**Problem description**
Exclude the pictures and reproduce the remaining data exactly as written.

■ ■ ■ ■ ■

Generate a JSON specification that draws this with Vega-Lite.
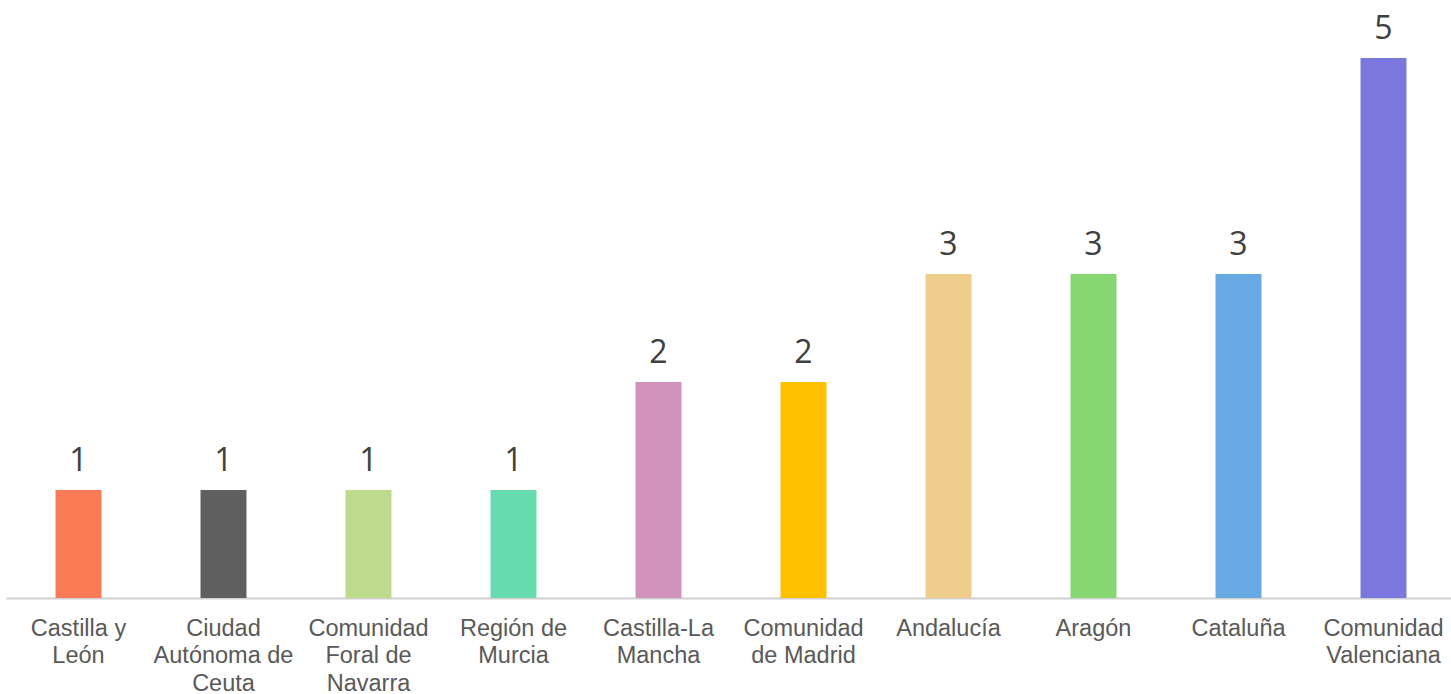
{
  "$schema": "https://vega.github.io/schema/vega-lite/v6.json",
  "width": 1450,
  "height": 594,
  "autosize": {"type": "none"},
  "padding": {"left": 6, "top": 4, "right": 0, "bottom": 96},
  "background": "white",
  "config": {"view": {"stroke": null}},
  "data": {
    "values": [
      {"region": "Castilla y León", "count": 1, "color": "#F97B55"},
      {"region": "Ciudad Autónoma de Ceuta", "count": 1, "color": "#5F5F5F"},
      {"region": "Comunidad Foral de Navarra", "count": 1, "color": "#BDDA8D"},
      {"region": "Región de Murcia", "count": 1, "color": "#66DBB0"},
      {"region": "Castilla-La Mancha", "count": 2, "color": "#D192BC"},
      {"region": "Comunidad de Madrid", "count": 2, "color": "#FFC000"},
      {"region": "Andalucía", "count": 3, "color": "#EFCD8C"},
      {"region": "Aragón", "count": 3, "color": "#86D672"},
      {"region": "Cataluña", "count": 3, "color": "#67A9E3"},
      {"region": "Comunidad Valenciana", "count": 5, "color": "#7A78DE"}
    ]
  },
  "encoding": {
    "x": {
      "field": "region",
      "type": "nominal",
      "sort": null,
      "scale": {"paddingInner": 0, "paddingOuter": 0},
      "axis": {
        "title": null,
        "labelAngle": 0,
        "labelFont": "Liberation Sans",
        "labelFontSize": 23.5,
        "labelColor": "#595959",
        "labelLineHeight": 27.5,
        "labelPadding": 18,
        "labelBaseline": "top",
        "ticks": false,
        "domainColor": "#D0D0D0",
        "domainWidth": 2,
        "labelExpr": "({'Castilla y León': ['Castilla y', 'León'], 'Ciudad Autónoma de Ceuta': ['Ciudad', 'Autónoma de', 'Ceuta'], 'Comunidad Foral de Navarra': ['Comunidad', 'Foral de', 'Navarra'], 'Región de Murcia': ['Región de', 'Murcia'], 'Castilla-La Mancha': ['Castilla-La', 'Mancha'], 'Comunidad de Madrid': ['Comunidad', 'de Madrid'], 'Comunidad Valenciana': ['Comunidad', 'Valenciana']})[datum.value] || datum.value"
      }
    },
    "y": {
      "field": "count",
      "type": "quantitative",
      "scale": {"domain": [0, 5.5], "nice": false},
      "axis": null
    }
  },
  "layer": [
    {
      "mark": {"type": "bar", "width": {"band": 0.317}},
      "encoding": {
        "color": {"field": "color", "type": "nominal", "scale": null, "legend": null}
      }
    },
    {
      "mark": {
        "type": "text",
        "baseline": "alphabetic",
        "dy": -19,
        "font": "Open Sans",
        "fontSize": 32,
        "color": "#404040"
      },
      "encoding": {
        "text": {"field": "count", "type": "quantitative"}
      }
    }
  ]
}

■ ■ ■ ■ ■

**Exercise answer**
Generate a JSON specification that draws this with Vega-Lite.
{
  "$schema": "https://vega.github.io/schema/vega-lite/v6.json",
  "width": 1450,
  "height": 594,
  "autosize": {"type": "none"},
  "padding": {"left": 6, "top": 4, "right": 0, "bottom": 96},
  "background": "white",
  "config": {"view": {"stroke": null}},
  "data": {
    "values": [
      {"region": "Castilla y León", "count": 1, "color": "#F97B55"},
      {"region": "Ciudad Autónoma de Ceuta", "count": 1, "color": "#5F5F5F"},
      {"region": "Comunidad Foral de Navarra", "count": 1, "color": "#BDDA8D"},
      {"region": "Región de Murcia", "count": 1, "color": "#66DBB0"},
      {"region": "Castilla-La Mancha", "count": 2, "color": "#D192BC"},
      {"region": "Comunidad de Madrid", "count": 2, "color": "#FFC000"},
      {"region": "Andalucía", "count": 3, "color": "#EFCD8C"},
      {"region": "Aragón", "count": 3, "color": "#86D672"},
      {"region": "Cataluña", "count": 3, "color": "#67A9E3"},
      {"region": "Comunidad Valenciana", "count": 5, "color": "#7A78DE"}
    ]
  },
  "encoding": {
    "x": {
      "field": "region",
      "type": "nominal",
      "sort": null,
      "scale": {"paddingInner": 0, "paddingOuter": 0},
      "axis": {
        "title": null,
        "labelAngle": 0,
        "labelFont": "Liberation Sans",
        "labelFontSize": 23.5,
        "labelColor": "#595959",
        "labelLineHeight": 27.5,
        "labelPadding": 18,
        "labelBaseline": "top",
        "ticks": false,
        "domainColor": "#D0D0D0",
        "domainWidth": 2,
        "labelExpr": "({'Castilla y León': ['Castilla y', 'León'], 'Ciudad Autónoma de Ceuta': ['Ciudad', 'Autónoma de', 'Ceuta'], 'Comunidad Foral de Navarra': ['Comunidad', 'Foral de', 'Navarra'], 'Región de Murcia': ['Región de', 'Murcia'], 'Castilla-La Mancha': ['Castilla-La', 'Mancha'], 'Comunidad de Madrid': ['Comunidad', 'de Madrid'], 'Comunidad Valenciana': ['Comunidad', 'Valenciana']})[datum.value] || datum.value"
      }
    },
    "y": {
      "field": "count",
      "type": "quantitative",
      "scale": {"domain": [0, 5.5], "nice": false},
      "axis": null
    }
  },
  "layer": [
    {
      "mark": {"type": "bar", "width": {"band": 0.317}},
      "encoding": {
        "color": {"field": "color", "type": "nominal", "scale": null, "legend": null}
      }
    },
    {
      "mark": {
        "type": "text",
        "baseline": "alphabetic",
        "dy": -19,
        "font": "Open Sans",
        "fontSize": 32,
        "color": "#404040"
      },
      "encoding": {
        "text": {"field": "count", "type": "quantitative"}
      }
    }
  ]
}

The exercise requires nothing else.